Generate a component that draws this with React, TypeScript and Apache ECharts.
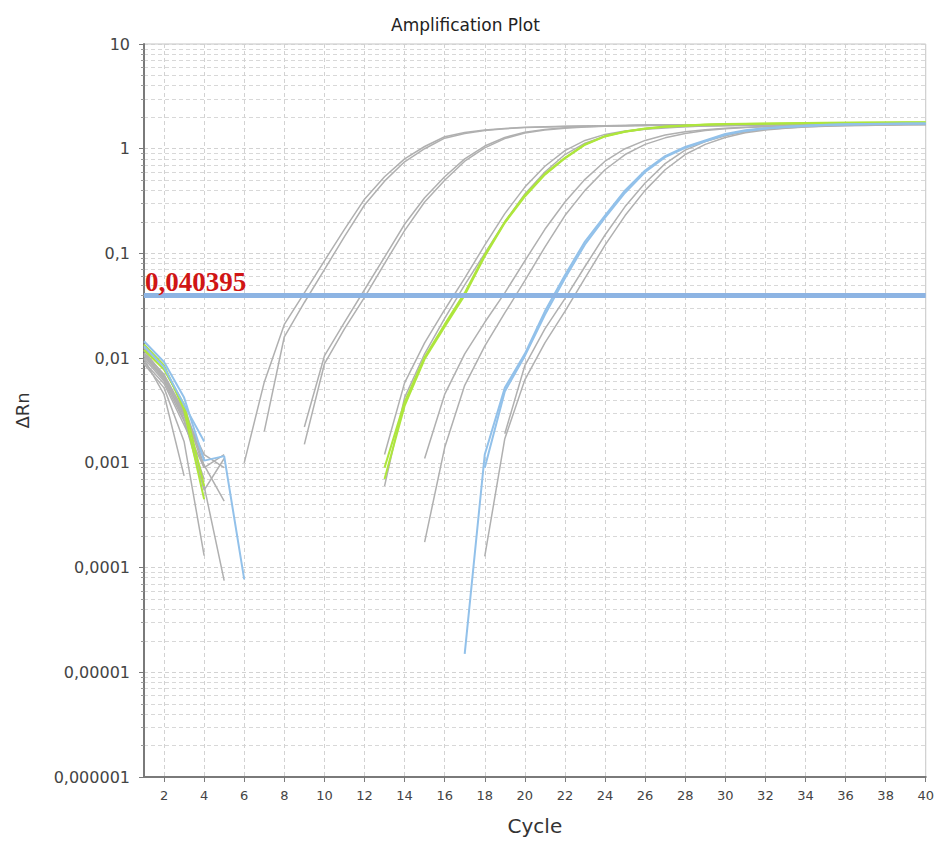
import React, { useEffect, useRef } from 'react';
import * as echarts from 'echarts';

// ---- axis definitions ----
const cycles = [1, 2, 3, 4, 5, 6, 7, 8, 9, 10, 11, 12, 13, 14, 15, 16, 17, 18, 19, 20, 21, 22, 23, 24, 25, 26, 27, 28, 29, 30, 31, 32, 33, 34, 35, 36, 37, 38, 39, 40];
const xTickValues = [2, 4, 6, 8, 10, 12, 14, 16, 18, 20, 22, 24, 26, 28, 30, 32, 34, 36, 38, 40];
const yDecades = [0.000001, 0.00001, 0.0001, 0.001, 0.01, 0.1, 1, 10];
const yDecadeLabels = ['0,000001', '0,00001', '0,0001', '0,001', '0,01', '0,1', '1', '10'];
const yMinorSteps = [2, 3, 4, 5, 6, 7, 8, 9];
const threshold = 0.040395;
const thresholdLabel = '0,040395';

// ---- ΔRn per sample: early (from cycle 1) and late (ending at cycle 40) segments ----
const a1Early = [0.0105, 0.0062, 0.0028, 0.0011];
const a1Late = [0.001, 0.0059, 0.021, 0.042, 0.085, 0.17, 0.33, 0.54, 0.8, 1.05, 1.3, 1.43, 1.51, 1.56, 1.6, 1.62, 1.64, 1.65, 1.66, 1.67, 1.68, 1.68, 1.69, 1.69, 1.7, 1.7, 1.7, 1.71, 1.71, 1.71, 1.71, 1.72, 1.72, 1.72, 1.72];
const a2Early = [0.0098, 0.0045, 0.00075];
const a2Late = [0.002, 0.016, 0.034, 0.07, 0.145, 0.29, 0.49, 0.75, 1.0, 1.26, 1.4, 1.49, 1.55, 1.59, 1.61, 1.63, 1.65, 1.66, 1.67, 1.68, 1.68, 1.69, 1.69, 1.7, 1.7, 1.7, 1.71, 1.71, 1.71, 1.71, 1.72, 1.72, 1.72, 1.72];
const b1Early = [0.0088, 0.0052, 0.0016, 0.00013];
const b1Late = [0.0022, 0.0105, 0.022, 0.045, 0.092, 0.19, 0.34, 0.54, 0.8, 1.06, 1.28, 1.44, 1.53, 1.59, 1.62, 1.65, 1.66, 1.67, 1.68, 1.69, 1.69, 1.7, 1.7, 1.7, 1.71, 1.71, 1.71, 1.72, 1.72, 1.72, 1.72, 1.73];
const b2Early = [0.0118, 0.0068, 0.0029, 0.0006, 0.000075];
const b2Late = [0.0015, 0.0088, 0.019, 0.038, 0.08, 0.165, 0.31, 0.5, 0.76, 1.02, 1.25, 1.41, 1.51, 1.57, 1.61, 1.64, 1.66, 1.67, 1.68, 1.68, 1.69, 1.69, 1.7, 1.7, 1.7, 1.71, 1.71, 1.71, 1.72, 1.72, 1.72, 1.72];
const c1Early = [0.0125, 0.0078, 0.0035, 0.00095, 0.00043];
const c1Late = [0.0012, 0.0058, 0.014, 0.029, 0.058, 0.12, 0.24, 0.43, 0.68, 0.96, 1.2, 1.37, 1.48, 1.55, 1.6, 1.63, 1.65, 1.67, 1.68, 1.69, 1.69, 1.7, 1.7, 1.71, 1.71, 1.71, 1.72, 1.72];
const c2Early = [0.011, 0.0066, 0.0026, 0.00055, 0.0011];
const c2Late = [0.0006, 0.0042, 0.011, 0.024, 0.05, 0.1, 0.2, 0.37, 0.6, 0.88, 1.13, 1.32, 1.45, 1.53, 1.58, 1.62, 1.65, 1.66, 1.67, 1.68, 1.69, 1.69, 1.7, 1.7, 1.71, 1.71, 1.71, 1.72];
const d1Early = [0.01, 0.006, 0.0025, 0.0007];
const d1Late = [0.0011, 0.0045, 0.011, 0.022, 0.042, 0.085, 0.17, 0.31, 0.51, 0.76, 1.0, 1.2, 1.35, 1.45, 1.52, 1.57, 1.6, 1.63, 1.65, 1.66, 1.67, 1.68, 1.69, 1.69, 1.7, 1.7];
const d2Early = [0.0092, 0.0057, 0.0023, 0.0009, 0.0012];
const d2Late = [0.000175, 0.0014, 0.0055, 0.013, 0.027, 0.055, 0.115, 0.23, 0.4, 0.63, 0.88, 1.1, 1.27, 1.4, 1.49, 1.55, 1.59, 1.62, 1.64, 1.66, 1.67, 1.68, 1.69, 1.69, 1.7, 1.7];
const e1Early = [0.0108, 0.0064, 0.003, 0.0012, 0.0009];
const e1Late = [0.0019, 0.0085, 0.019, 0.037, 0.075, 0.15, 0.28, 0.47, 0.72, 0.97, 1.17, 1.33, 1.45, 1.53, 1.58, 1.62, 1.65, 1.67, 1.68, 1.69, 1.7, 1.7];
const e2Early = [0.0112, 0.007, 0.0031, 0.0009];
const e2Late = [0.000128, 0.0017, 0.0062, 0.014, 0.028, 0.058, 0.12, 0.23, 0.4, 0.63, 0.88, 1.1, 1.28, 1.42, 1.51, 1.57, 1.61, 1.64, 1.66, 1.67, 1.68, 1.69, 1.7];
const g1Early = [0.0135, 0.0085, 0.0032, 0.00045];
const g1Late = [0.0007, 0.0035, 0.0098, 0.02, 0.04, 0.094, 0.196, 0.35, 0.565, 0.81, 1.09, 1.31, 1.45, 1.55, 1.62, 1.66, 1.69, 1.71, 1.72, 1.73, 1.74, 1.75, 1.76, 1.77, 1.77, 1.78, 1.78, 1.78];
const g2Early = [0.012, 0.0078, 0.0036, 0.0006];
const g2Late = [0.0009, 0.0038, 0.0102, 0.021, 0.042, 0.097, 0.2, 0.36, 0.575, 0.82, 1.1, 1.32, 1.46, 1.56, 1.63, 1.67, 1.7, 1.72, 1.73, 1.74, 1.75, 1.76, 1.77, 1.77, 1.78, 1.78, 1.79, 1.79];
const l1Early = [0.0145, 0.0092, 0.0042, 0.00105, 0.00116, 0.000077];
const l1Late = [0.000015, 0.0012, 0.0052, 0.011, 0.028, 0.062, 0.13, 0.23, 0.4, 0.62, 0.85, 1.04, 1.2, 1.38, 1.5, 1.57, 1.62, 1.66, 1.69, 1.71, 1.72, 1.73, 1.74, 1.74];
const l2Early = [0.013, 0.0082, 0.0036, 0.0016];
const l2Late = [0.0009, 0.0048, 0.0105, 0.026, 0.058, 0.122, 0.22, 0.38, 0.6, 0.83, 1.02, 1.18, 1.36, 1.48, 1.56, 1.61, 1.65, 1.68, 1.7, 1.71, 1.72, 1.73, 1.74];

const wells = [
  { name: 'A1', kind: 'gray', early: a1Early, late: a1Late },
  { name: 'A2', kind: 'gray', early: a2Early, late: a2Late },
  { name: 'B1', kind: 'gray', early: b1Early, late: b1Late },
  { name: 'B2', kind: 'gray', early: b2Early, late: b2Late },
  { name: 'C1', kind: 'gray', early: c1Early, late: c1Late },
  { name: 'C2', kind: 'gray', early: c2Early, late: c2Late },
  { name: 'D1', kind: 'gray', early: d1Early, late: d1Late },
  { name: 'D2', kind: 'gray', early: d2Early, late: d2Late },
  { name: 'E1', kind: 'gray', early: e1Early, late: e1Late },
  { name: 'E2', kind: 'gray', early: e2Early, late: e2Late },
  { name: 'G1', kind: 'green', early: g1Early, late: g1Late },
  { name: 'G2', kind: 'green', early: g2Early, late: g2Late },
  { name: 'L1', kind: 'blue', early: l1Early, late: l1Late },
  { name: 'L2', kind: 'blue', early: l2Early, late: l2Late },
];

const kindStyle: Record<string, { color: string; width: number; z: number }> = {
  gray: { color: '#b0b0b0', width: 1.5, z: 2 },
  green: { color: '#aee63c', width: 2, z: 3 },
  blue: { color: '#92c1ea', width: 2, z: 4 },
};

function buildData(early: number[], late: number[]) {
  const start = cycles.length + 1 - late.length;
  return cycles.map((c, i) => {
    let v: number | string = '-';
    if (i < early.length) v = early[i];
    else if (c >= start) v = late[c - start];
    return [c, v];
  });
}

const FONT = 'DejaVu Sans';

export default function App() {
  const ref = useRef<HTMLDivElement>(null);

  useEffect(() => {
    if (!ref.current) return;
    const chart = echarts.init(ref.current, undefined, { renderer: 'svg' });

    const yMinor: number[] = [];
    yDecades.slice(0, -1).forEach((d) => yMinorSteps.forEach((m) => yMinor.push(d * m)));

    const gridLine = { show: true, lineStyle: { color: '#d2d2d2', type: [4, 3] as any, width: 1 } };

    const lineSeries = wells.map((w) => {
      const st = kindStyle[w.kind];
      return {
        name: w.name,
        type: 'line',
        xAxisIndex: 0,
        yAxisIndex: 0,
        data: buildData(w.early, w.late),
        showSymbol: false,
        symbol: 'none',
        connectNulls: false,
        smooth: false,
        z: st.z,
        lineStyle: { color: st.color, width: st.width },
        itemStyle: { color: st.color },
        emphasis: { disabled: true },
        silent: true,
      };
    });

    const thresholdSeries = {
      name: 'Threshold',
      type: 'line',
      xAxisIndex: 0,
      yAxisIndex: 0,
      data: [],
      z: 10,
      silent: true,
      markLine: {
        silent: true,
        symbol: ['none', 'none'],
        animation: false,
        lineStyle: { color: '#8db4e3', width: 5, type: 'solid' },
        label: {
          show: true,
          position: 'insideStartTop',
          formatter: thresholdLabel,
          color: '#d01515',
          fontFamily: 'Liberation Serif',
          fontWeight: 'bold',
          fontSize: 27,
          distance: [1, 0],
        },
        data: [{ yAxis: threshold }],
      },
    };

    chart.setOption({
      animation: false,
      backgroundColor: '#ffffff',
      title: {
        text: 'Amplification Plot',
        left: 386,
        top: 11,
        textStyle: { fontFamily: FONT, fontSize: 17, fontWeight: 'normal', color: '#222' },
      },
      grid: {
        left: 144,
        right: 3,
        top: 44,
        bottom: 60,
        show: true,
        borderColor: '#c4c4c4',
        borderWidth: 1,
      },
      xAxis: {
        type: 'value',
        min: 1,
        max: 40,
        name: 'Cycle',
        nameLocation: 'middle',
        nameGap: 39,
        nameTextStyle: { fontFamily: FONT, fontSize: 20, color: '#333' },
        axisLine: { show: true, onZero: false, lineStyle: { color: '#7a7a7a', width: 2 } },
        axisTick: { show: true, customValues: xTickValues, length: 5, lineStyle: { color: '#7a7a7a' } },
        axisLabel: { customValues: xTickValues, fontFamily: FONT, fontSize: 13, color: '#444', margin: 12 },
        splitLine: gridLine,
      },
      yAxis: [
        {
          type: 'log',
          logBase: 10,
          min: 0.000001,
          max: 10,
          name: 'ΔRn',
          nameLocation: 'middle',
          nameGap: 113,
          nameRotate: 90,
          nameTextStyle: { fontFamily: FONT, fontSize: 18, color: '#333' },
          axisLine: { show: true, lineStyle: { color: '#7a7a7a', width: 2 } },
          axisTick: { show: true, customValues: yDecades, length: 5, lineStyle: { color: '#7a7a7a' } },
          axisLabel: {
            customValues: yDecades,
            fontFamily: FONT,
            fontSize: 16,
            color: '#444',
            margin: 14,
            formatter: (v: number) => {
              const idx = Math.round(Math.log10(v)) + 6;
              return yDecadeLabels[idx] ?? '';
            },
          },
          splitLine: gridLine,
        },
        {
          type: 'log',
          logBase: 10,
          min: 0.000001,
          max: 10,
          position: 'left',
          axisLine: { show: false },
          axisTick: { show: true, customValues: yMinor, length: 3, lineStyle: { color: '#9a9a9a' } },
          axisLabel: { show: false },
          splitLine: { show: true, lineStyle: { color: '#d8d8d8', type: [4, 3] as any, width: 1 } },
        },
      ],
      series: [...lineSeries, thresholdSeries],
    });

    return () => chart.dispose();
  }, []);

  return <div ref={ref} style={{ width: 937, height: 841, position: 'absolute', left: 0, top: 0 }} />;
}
**********
-- TASK PROMPT --
Write out each line of the listing above, exactly, from its first line to the line holding "import * as echarts from 'echarts';", inclusive. Skip the pictures.

-- TASK SOLUTION --
Generate a component that draws this with React, TypeScript and Apache ECharts.
import React, { useEffect, useRef } from 'react';
import * as echarts from 'echarts';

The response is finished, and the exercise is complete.